(IV. i. 40.)

This too covers a gap in the history and hurries on the connection. The suggestion is that they are beginning operations at last, and that hitherto they have been inactive. Their various intermediate adventures and wanderings are passed over. We are carried forward to their grand effort, and are reintroduced to them only when they meet again at Sardis in the beginning of 42 b.c., just before the final movement to Philippi, where the battle was fought in October of the same year.

And this scene also is “compounded of many simples.” The dispute which the poet[156] interrupts, the difference of opinion about Pella, the appearance of the Spirit, are all located at Sardis by Plutarch, but he separates them from each other; the news of Portia’s death is undated, the quarrel about money matters took place at Smyrna, and other traits are derived from various quarters. Here they are all made

To join like likes, and kiss like native things.

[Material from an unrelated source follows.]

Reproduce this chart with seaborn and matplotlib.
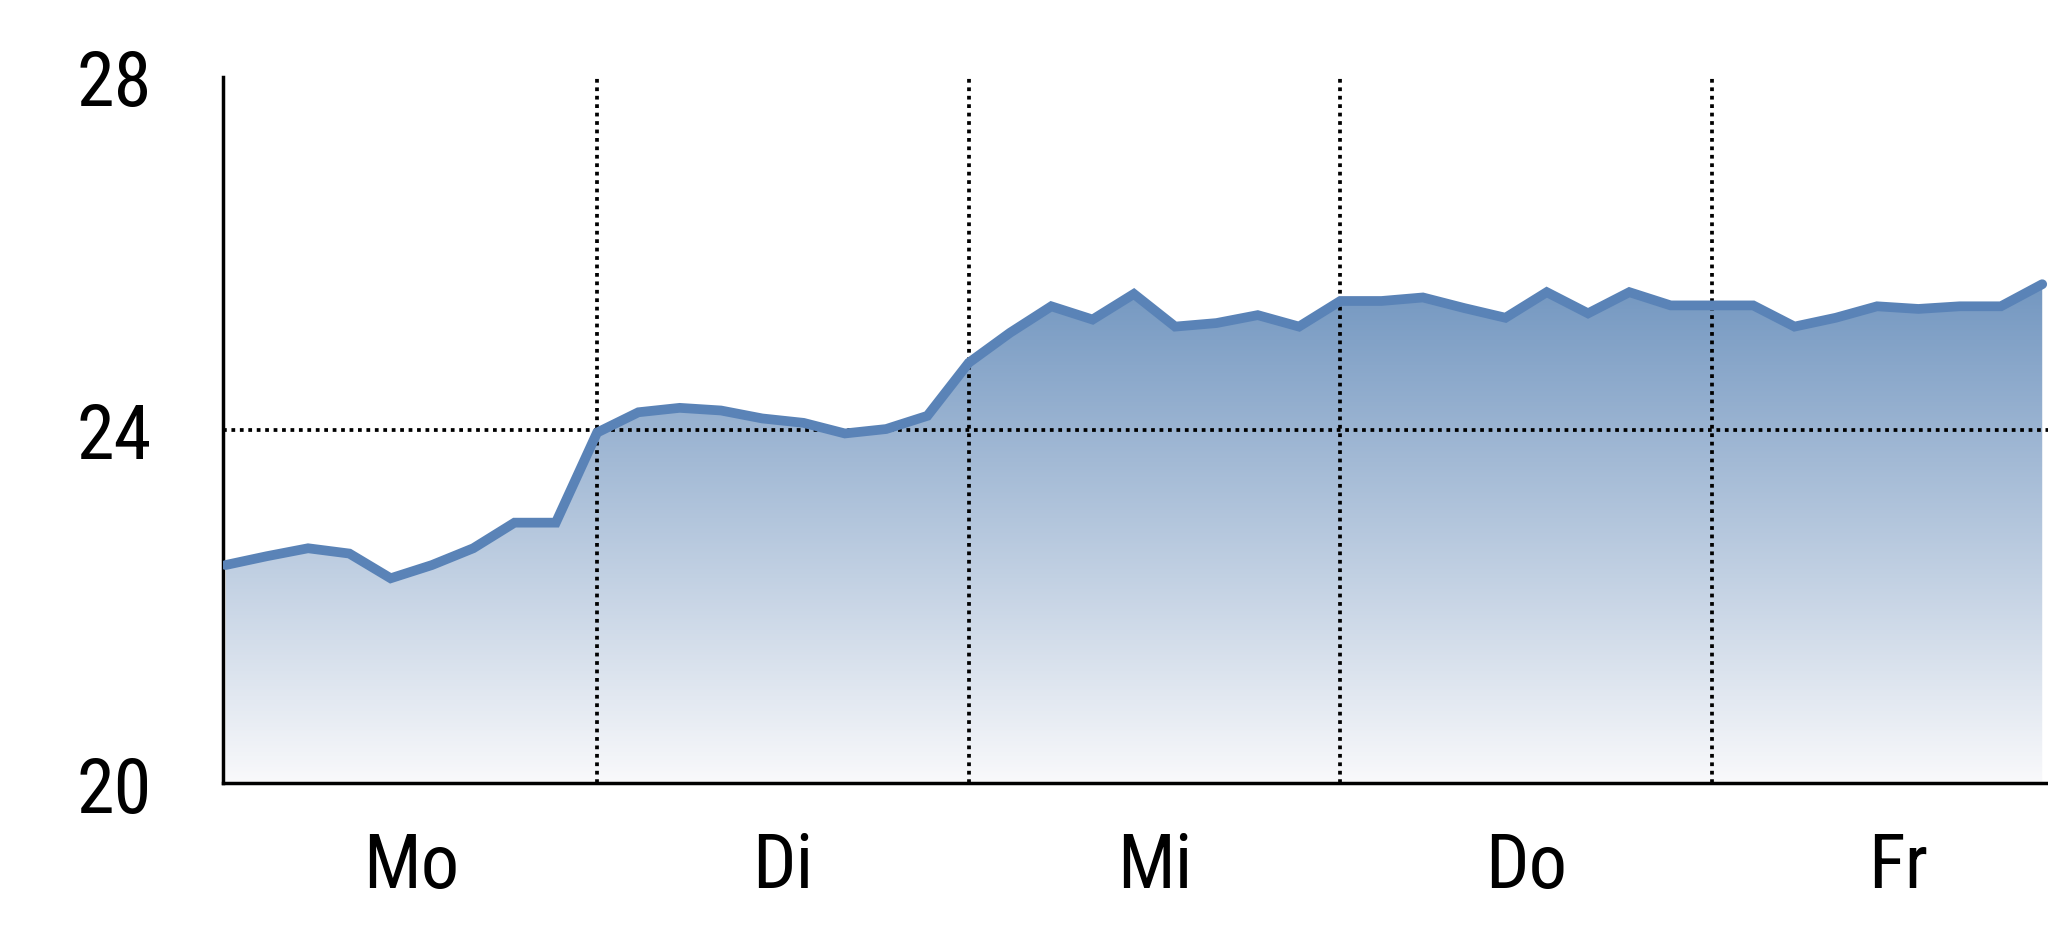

Then at Philippi itself, not only are some of the speeches transferred from the eve to the day of the engagement; but a whole series of operations, and two pitched battles, twenty days apart, after the first of which Cassius, and after the second of which Brutus, committed suicide, are pressed into a few hours.

It will thus be seen that though the action is spread over a period of three years, from the triumphal entry of Caesar in October, 45 b.c., till the victory of his avengers in October, 42 b.c., Shakespeare concentrates it into the story of five eventful days, which however do not correspond to the five separate acts, but by “overlapping” and other contrivances produce the effect of close sequence, while in point of fact, historically, they are not consecutive at all.

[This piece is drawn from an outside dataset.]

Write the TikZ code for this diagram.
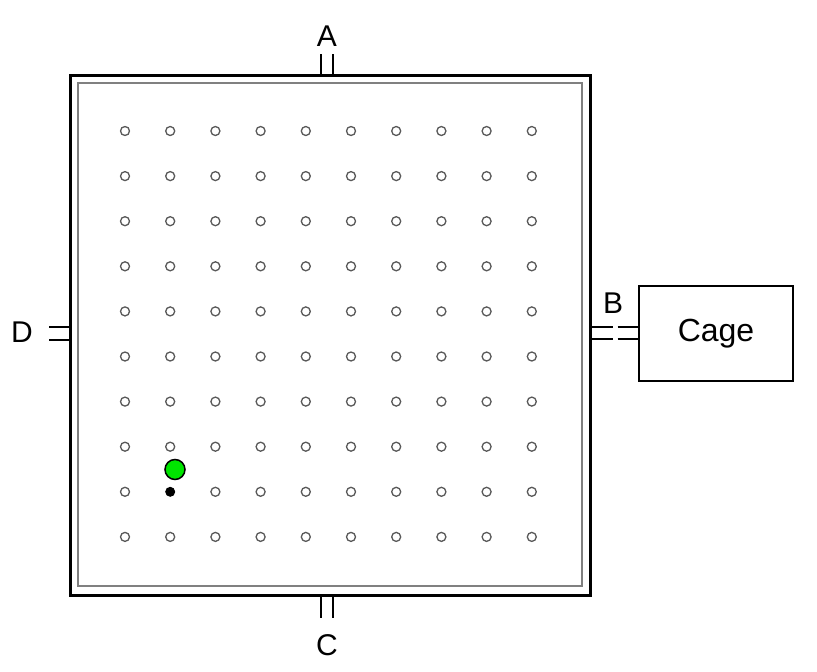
\documentclass[tikz,border=0pt]{standalone}
\usepackage{fontspec}
\setmainfont{Liberation Sans}
\usetikzlibrary{positioning}

\begin{document}
\begin{tikzpicture}[x=1pt,y=-1pt,
    every node/.style = {font = \fontsize{30}{36}\selectfont},
    arena/.style  = {draw, line width=3pt, minimum width=520pt, minimum height=520pt, inner sep=0pt},
    rim/.style    = {draw=black!50, line width=1.8pt, minimum width=504pt, minimum height=503pt, inner sep=0pt},
    cagebox/.style= {draw, line width=1.5pt, minimum width=154pt, minimum height=95pt, font=\fontsize{32}{38}\selectfont},
    door/.style   = {line width=2pt},
    hole/.style   = {draw=black!65, line width=1.3pt, fill=white, circle, minimum size=9pt, inner sep=0pt},
  ]
  \useasboundingbox (0,0) rectangle (817,672);
  \node[arena] (arena) at (330,335) {};
  \node[rim] (rim) at (330,334.5) {};
  \node[cagebox] (cage) at (716,333.5) {Cage};
  % labels of the doors
  \node (labA) at (327,36) {A};
  \node (labB) at (613,303) {B};
  \node (labC) at (327,645) {C};
  \node (labD) at (22,332) {D};
  % doors
  \draw[door] ([xshift=-9pt]arena.north) -- ++(0,-20);
  \draw[door] ([xshift=3pt]arena.north) -- ++(0,-20);
  \draw[door] ([xshift=-9pt]arena.south) -- ++(0,21);
  \draw[door] ([xshift=3pt]arena.south) -- ++(0,21);
  \draw[door] ([yshift=8pt]arena.west) -- ++(-20,0);
  \draw[door] ([yshift=-5pt]arena.west) -- ++(-20,0);
  \draw[door, dash pattern=on 21pt off 5pt on 40pt off 0pt] ([yshift=8pt]arena.east) -- ([yshift=8pt]arena.east -| cage.west);
  \draw[door, dash pattern=on 21pt off 5pt on 40pt off 0pt] ([yshift=-4pt]arena.east) -- ([yshift=-4pt]arena.east -| cage.west);
  % holes
  \foreach \i in {0,...,9}
    \foreach \j in {0,...,9} {
      \ifnum\i=1 \ifnum\j=8 \else
        \node[hole] (h-\i-\j) at (125+45.2*\i, 131+45.1*\j) {};
      \fi \else
        \node[hole] (h-\i-\j) at (125+45.2*\i, 131+45.1*\j) {};
      \fi
    }
  \node[circle, fill=black, minimum size=10pt, inner sep=0pt] (dot) at (170.2,491.8) {};
  \node[circle, draw, line width=1.5pt, fill=green!90!black, minimum size=20pt, inner sep=0pt] (mouse) at (175,469.5) {};
\end{tikzpicture}
\end{document}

In the first day there is the exposition, enforcing the predominance of Caesar and the revulsion against it (Act i. i. and ii.); assigned to the 15th February, 44 b.c.

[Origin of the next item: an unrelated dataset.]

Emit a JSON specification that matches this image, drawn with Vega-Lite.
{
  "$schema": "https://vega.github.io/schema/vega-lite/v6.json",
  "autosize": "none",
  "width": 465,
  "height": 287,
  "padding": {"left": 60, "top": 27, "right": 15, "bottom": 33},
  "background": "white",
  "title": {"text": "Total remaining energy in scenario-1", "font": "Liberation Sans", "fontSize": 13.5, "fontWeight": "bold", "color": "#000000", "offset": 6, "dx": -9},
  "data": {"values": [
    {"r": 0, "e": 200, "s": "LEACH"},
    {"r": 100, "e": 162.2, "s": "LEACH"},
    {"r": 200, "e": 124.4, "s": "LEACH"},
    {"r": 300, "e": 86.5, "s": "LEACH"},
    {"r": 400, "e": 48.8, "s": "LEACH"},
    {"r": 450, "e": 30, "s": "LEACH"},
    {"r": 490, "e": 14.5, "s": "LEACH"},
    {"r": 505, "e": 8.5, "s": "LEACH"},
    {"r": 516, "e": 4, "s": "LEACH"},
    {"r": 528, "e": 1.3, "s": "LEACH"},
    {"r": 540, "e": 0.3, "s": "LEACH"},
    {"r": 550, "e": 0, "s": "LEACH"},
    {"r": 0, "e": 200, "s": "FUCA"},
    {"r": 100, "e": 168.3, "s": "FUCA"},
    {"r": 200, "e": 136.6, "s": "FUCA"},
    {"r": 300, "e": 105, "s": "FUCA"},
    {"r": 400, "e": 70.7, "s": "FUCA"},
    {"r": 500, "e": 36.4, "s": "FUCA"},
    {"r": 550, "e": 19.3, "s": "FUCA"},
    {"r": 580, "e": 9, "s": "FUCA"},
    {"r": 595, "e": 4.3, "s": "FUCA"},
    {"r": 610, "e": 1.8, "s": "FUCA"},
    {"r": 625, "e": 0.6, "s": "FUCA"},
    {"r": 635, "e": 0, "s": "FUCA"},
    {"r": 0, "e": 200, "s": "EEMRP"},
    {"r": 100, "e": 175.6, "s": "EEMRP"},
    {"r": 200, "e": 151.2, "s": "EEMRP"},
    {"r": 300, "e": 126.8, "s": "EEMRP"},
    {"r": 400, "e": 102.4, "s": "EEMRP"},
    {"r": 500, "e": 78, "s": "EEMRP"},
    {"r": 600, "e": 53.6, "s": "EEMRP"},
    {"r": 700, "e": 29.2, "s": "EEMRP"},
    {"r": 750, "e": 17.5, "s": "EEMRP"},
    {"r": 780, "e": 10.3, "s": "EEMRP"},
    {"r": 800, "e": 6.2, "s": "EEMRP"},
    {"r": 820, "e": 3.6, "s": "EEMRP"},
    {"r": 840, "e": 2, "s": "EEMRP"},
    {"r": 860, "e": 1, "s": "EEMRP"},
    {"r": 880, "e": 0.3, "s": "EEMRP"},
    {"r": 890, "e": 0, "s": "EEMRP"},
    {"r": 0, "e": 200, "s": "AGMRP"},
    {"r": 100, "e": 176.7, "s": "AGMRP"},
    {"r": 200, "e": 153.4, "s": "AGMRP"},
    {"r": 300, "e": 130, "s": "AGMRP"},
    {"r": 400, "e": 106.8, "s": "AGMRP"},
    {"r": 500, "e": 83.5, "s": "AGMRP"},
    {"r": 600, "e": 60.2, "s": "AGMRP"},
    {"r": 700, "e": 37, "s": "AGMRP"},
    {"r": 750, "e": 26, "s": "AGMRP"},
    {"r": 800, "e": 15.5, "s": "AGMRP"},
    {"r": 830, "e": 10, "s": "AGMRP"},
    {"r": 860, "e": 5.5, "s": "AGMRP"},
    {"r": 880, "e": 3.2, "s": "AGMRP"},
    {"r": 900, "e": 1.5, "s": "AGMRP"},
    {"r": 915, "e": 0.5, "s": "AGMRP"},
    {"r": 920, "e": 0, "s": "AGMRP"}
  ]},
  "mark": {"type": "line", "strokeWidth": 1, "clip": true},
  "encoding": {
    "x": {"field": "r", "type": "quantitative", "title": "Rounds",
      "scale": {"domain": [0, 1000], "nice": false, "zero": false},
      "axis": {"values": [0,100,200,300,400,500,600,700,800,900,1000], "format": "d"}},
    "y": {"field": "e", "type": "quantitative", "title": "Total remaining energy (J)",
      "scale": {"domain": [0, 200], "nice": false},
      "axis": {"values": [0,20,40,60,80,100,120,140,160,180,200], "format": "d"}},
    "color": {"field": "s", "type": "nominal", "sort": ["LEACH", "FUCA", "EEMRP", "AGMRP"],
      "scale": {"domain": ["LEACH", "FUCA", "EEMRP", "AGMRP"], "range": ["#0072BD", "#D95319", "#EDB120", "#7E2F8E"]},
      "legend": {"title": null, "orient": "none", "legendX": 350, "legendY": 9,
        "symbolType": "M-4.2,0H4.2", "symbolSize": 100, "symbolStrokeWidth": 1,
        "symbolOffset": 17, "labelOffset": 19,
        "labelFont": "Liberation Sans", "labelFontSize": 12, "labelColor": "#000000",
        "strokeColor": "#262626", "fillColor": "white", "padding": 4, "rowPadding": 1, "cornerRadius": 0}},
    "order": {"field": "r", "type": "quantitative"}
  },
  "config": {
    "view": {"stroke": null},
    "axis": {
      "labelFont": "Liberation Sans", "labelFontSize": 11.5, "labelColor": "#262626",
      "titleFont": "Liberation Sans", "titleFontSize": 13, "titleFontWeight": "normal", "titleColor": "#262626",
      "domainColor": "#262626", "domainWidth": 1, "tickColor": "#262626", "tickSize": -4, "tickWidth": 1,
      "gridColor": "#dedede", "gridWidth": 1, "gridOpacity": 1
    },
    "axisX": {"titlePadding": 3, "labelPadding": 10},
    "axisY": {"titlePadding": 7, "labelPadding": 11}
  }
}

In the second day there is the assassination with its immediate preliminaries and sequels (Act i. iii., Act ii., Act iii.) all compressed within the twenty-four hours allowed to a French tragedy, viz. within the interval between the night before the Ides of March and the next afternoon or evening.[157]

In the third day there is the account of the Proscription in November, 43 b.c. (Act iv. i.). In the fourth day the meeting of Brutus and Cassius, which took place early in 42 b.c., and the apparition of the boding spirit, are described (Act iv. ii. and iii.). Both these days are included in one act.

The fifth day is devoted to the final battle and its accessories, and must be placed in October, 42 b.c. (Act v.).